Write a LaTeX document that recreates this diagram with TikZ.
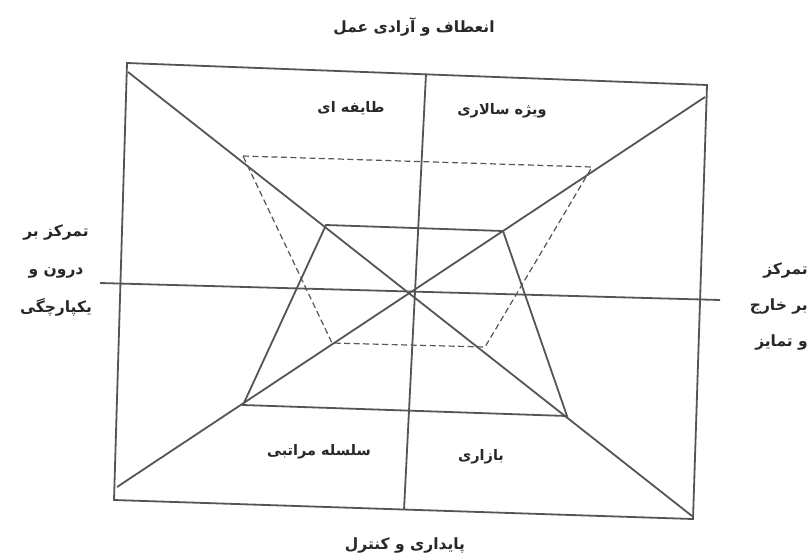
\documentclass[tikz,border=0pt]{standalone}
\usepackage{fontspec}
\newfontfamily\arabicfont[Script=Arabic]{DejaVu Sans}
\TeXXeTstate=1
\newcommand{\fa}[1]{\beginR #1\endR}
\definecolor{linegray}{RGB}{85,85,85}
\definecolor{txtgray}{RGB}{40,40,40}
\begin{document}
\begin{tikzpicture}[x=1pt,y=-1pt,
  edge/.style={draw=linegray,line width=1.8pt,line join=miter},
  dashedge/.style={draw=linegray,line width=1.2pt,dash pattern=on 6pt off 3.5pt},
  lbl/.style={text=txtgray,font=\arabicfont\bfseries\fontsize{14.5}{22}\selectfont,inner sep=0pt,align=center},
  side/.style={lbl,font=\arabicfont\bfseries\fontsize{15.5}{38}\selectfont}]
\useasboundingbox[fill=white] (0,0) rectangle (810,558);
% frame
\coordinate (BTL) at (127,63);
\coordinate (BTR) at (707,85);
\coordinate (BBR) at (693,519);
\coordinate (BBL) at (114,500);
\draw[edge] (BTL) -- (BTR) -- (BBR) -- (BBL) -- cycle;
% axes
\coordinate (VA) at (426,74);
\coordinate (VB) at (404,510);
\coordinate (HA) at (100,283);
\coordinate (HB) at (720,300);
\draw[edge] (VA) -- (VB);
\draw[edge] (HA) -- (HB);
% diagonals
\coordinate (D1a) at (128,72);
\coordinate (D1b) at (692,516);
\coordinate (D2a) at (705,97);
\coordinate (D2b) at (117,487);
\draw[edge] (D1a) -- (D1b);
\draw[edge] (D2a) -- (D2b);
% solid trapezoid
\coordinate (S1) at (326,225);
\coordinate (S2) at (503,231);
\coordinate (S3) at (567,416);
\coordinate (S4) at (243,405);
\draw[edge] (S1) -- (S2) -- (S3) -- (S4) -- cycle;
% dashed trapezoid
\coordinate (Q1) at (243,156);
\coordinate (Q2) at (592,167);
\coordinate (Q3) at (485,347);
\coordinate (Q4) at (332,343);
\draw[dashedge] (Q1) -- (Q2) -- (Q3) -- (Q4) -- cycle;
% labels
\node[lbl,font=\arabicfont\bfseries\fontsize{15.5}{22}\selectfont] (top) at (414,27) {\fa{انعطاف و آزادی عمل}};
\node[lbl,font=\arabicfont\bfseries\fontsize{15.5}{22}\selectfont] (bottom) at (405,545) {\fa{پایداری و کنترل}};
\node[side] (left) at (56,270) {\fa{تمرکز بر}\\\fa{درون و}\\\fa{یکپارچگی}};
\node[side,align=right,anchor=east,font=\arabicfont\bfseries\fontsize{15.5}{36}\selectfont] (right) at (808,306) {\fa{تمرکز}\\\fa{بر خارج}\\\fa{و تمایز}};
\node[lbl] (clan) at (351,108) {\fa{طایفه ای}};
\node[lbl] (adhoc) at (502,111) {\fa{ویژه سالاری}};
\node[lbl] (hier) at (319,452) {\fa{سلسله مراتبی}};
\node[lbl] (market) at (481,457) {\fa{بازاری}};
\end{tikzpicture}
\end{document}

### What the task asks
Extract all the data above exactly, excluding every picture.

### Exercise result
Write a LaTeX document that recreates this diagram with TikZ.
\documentclass[tikz,border=0pt]{standalone}
\usepackage{fontspec}
\newfontfamily\arabicfont[Script=Arabic]{DejaVu Sans}
\TeXXeTstate=1
\newcommand{\fa}[1]{\beginR #1\endR}
\definecolor{linegray}{RGB}{85,85,85}
\definecolor{txtgray}{RGB}{40,40,40}
\begin{document}
\begin{tikzpicture}[x=1pt,y=-1pt,
  edge/.style={draw=linegray,line width=1.8pt,line join=miter},
  dashedge/.style={draw=linegray,line width=1.2pt,dash pattern=on 6pt off 3.5pt},
  lbl/.style={text=txtgray,font=\arabicfont\bfseries\fontsize{14.5}{22}\selectfont,inner sep=0pt,align=center},
  side/.style={lbl,font=\arabicfont\bfseries\fontsize{15.5}{38}\selectfont}]
\useasboundingbox[fill=white] (0,0) rectangle (810,558);
% frame
\coordinate (BTL) at (127,63);
\coordinate (BTR) at (707,85);
\coordinate (BBR) at (693,519);
\coordinate (BBL) at (114,500);
\draw[edge] (BTL) -- (BTR) -- (BBR) -- (BBL) -- cycle;
% axes
\coordinate (VA) at (426,74);
\coordinate (VB) at (404,510);
\coordinate (HA) at (100,283);
\coordinate (HB) at (720,300);
\draw[edge] (VA) -- (VB);
\draw[edge] (HA) -- (HB);
% diagonals
\coordinate (D1a) at (128,72);
\coordinate (D1b) at (692,516);
\coordinate (D2a) at (705,97);
\coordinate (D2b) at (117,487);
\draw[edge] (D1a) -- (D1b);
\draw[edge] (D2a) -- (D2b);
% solid trapezoid
\coordinate (S1) at (326,225);
\coordinate (S2) at (503,231);
\coordinate (S3) at (567,416);
\coordinate (S4) at (243,405);
\draw[edge] (S1) -- (S2) -- (S3) -- (S4) -- cycle;
% dashed trapezoid
\coordinate (Q1) at (243,156);
\coordinate (Q2) at (592,167);
\coordinate (Q3) at (485,347);
\coordinate (Q4) at (332,343);
\draw[dashedge] (Q1) -- (Q2) -- (Q3) -- (Q4) -- cycle;
% labels
\node[lbl,font=\arabicfont\bfseries\fontsize{15.5}{22}\selectfont] (top) at (414,27) {\fa{انعطاف و آزادی عمل}};
\node[lbl,font=\arabicfont\bfseries\fontsize{15.5}{22}\selectfont] (bottom) at (405,545) {\fa{پایداری و کنترل}};
\node[side] (left) at (56,270) {\fa{تمرکز بر}\\\fa{درون و}\\\fa{یکپارچگی}};
\node[side,align=right,anchor=east,font=\arabicfont\bfseries\fontsize{15.5}{36}\selectfont] (right) at (808,306) {\fa{تمرکز}\\\fa{بر خارج}\\\fa{و تمایز}};
\node[lbl] (clan) at (351,108) {\fa{طایفه ای}};
\node[lbl] (adhoc) at (502,111) {\fa{ویژه سالاری}};
\node[lbl] (hier) at (319,452) {\fa{سلسله مراتبی}};
\node[lbl] (market) at (481,457) {\fa{بازاری}};
\end{tikzpicture}
\end{document}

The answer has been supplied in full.